En modo olímpico, un año y medio es la nada misma. Eso es lo que nos separa de una nueva fiesta de los anillos. El inédito ciclo de tres años que forzó la pandemia, se cerrará formalmente el 26 de julio del año próximo cuando alguna de las muchas megaestrellas del deporte francés encienda el pebetero con el fuego sagrado. Y a esta altura, mientras decenas de miles de atletas de todo el planeta sueñan con ganarse una cama en la villa olímpica parisina, en la capital francesa se trabaja a destajo camino al más grande desafío de estos días: garantizar la seguridad en semejante paraje turístico camino a los primeros Juegos Olímpicos abiertos al público desde Río 2016 y después del destrozo que provocó el COVID 19.
Cualquier ciudad de la belleza, magnitud y convocatoria de París atraviesa un nivel de estrés de seguridad cada día de su existencia. Pero desde qué los juegos son los juegos y, especialmente, a partir de la Masacre de Múnich de 1972, la saturación en temas de control representa el tema más sensible, competencias al margen.

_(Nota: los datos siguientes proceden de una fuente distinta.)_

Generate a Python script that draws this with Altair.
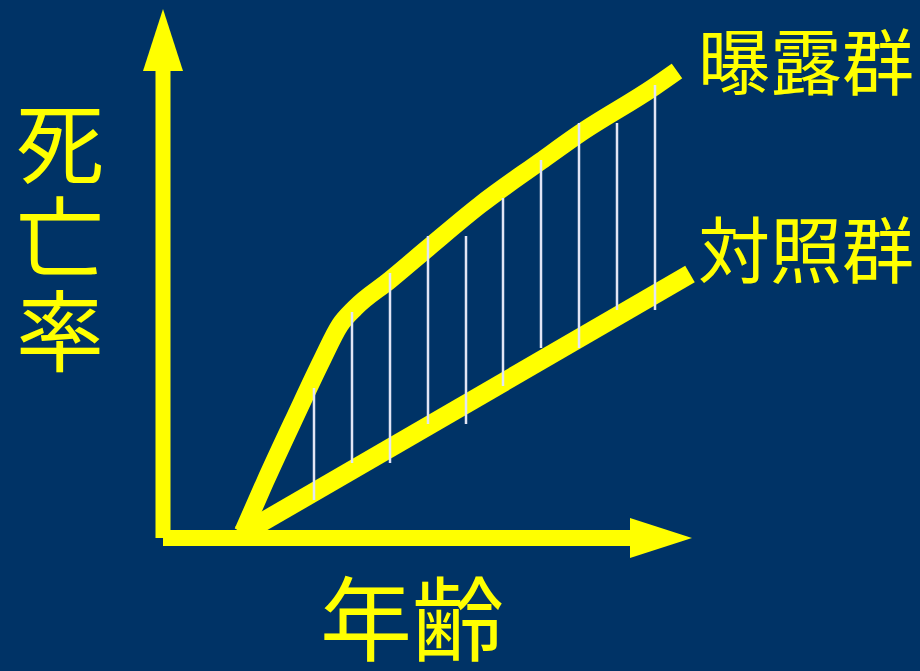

No hay que viajar demasiado lejos para tener una idea acabada respecto de lo que implica el servicio de seguridad para un encuentro al cual concurren deportistas, dirigentes, oficiales, aficionados y hasta mandatarios de más países de los que nuclea la ONU.
Pocas ciudades disputan la batalla por el encanto y la preferencia del turista tanto como París y Londres.
Pocos días antes del comienzo de los juegos de 2012, un cimbronazo de preocupación invadió el comité organizador de aquellos maravillosos juegos.
Personalmente, alojado en el Icona Point, edificio desde el cual se observaba bien cerca el estadio Olímpico y el mismísimo Orbit, cruce varias mañanas a grupos de empleados contratados por el G4S, un servicio privado de seguridad que debía garantizar que todo funcionara bajo control en cada sede de las competencias. En una de esas ocasiones, me llamó la atención una discusión entre alguien que parecía estar a cargo de un grupo y un par de uniformados. Ninguno hablaba en inglés. Poco después, se supo que, horas antes de que Paul McCartney conmoviera al mundo entero con su Hey Jude de la ceremonia de apertura, el Comité Organizador había decidido ubicar en cada puesto sensible a soldados del ejército británico, entre los cuales había varios recién repatriados de bases en distintos puntos sensibles de territorio asiático, y limitar la presencia de la que, por esos días, era la empresa de seguridad privada más importante del mundo. Medios locales destacaron que las falencias detectadas iban desde la imposibilidad de identificar ciertos elementos prohibidos en zonas de competencia hasta personal con antecedentes penales o extranjeros sin permiso para trabajar en el país.
Lo que, en un principio, pareció de altísimo riesgo terminó siendo un éxito más de aquella organización: nadie reportó inconvenientes en cuestiones de seguridad y, en lo personal, doy fe de que los controles a los diversos espacios de prensa, incluido el IBC, fueron eficaces, gentiles y especialmente ágiles.
Cuatro años más tarde, en los meses previos a los juegos de Río, uno de los más influyentes miembros del comité organizador me confesó su convicción de que no existe ni el equipo ni la organización perfectos. “Eso jamás sucede. El mérito de los mejores equipos es que solucionan rápido el inconveniente, reconocen el error, dan vuelta la hoja y siguen adelante”
De eso se trató Londres. De eso se trató Río. Ese fue el gran legado de Tokio. Y ese será el gran desafío de lo que, imaginamos y deseamos, será París 2024.